The besieged city remained largely quiet later on Friday, adding to hopes the truce would continue long enough for the initial evacuation to be completed, but there were reports of a shooting.
Al Jazeera's Mysa Khalaf, also reporting from Lebanon, said the Syrian Observatory for Human Rights, a UK-based monitoring group that opposes President Bashar al-Assad, said a government sniper fired twice on the evacuees, injuring a man.
She reported, however, that al-Mayadeen television, which is close to the Damascus government, said that the man was wounded by rebels inside the opposition-held Old Homs districts of the city.
Some expressed concern over the fact that, while women and children would be evacuated, men in rebel-held Old Homs between the ages of 15 to 55 would have to register and "regularise their status", which is similar to surrender.

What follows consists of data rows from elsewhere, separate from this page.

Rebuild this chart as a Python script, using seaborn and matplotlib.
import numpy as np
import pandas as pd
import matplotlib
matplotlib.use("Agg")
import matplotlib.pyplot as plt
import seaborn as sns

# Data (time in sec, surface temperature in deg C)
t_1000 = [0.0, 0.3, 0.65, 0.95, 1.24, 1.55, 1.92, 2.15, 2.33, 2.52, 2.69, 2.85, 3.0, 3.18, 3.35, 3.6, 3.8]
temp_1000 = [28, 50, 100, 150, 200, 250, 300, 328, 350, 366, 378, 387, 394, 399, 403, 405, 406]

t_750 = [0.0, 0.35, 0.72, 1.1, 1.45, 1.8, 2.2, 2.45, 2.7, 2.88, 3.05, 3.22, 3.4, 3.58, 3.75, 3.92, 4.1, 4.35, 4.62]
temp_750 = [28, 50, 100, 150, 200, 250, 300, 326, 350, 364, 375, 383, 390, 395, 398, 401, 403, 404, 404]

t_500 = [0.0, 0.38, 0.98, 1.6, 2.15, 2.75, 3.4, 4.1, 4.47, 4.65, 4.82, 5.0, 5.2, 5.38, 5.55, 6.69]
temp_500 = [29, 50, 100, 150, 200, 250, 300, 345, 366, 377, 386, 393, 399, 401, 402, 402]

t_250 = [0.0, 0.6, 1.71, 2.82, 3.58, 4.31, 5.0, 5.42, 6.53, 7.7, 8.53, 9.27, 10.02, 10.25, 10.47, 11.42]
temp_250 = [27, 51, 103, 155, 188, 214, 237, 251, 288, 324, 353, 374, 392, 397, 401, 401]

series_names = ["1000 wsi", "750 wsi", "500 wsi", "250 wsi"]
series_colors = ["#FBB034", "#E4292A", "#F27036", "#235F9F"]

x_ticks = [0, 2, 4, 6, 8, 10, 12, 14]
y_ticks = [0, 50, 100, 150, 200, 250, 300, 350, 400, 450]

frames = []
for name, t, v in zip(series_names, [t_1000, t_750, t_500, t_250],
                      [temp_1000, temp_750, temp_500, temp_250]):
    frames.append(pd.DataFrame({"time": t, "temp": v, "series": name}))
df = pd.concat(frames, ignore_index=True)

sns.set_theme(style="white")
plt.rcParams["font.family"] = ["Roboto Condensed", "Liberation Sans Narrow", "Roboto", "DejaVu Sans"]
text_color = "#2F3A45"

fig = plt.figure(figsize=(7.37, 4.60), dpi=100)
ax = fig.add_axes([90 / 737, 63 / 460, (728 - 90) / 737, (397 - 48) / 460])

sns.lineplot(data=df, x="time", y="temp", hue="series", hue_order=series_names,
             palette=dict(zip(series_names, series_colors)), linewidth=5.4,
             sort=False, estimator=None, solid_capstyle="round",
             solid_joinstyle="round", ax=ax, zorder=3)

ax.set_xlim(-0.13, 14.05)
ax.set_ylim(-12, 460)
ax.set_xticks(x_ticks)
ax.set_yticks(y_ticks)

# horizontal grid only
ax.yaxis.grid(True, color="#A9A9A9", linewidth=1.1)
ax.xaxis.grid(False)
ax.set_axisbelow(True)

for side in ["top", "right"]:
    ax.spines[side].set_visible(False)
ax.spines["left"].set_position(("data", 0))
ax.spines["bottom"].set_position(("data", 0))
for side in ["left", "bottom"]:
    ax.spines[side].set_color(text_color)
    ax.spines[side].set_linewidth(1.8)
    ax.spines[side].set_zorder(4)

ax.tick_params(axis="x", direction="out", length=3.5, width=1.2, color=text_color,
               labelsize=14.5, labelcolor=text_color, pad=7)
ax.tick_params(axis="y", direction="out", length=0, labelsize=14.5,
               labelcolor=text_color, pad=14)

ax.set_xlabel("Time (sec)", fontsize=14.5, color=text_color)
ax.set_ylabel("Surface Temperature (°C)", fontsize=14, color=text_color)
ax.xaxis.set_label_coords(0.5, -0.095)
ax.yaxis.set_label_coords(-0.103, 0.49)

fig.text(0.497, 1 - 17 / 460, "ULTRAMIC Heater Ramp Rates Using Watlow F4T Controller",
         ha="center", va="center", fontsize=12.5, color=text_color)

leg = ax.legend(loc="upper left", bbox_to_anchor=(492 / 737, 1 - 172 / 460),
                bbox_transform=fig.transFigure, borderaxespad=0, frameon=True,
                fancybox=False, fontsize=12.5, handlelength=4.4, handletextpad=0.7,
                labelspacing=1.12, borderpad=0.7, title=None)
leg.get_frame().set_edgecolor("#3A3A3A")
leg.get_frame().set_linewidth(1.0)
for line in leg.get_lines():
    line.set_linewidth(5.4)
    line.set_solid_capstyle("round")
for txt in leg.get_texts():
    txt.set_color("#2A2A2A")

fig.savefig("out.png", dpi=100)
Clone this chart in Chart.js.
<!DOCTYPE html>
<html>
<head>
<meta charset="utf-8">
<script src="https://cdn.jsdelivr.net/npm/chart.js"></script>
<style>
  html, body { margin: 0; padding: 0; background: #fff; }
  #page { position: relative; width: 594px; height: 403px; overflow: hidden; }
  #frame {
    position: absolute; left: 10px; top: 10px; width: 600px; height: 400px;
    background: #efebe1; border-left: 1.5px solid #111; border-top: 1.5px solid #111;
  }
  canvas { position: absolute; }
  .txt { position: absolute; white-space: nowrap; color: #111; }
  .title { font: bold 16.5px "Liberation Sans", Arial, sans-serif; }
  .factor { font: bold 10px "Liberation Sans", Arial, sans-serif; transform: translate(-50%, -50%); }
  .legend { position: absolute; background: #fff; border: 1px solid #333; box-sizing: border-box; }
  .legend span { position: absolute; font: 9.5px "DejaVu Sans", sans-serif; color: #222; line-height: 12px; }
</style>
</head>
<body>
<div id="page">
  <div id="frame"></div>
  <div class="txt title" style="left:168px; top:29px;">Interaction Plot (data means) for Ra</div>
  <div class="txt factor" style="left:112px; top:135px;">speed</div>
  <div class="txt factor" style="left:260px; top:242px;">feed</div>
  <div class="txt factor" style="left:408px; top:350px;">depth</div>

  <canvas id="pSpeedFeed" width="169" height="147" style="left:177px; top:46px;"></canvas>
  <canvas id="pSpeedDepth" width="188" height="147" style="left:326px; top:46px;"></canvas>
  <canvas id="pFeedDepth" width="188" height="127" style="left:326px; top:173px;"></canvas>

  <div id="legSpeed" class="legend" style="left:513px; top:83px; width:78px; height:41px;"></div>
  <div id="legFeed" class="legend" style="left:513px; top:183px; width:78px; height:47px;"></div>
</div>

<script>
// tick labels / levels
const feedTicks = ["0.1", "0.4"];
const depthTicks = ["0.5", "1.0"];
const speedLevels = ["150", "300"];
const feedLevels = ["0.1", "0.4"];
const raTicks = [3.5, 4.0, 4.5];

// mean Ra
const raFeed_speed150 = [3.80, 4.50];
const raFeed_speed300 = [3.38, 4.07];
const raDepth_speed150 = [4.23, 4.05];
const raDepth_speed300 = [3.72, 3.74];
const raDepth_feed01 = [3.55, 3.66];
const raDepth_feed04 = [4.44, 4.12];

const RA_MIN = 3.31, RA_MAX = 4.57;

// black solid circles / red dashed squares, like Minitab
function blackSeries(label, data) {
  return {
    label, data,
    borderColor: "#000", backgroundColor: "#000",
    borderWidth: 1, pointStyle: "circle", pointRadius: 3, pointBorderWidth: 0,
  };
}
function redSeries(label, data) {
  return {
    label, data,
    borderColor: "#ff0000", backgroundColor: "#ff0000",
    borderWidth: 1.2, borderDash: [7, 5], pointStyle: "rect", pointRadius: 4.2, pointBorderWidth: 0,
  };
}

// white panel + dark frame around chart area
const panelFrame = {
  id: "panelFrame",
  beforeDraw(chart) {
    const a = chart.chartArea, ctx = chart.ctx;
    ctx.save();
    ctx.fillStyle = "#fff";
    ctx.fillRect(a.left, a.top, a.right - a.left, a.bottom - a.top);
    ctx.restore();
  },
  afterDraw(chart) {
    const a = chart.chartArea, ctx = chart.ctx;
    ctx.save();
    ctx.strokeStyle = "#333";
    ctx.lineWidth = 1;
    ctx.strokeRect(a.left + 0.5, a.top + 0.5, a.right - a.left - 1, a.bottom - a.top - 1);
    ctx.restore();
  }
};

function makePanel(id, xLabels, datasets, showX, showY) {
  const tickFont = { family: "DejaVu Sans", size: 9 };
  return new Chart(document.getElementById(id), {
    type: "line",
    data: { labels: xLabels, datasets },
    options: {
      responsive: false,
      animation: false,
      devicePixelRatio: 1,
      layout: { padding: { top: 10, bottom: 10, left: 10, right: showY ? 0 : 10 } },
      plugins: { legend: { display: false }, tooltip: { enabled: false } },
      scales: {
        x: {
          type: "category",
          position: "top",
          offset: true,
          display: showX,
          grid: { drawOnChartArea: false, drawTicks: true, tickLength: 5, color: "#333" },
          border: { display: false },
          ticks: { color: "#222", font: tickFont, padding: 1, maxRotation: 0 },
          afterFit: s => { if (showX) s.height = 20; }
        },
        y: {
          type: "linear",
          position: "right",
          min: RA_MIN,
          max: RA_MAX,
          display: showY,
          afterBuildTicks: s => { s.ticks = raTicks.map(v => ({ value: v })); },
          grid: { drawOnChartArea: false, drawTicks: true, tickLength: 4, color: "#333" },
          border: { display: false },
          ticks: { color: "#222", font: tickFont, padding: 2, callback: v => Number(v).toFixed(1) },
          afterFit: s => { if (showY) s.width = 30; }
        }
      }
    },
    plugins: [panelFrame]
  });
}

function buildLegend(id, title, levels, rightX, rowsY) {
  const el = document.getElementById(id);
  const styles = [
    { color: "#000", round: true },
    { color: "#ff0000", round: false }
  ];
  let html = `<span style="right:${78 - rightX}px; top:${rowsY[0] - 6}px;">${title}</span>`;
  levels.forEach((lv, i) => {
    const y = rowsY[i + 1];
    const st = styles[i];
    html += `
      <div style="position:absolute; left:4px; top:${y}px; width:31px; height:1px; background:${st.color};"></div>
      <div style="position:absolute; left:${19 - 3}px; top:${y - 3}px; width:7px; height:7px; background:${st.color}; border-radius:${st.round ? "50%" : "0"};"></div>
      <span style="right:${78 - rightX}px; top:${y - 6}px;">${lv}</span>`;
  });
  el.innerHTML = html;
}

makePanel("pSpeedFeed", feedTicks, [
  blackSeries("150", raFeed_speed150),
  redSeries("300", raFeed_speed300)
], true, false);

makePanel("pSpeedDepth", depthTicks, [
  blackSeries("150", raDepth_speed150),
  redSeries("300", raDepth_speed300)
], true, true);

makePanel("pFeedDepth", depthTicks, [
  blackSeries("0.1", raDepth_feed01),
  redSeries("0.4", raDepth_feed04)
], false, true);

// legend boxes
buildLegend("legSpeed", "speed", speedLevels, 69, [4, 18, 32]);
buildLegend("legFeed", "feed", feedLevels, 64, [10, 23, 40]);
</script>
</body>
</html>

It is thought thousands of people remain trapped in Homs, which is divided between rebel and pro-government areas, living in dire conditions, amid an acute shortage of food and medicine.
Syrian Deputy Foreign Minister Faisal Maqdad said the government was "very happy" that the evacuations were now possible.
"This will allow innocent civilians, children and people with special needs, to leave the country," he said.
"We're very happy that we found the possibility to bring out these people and to provide those who are in need inside Homs, with the humanitarian aid they deserve."
The rebel-held Old Homs districts in the centre of the city have been under tight siege by Assad's troops since June 2012.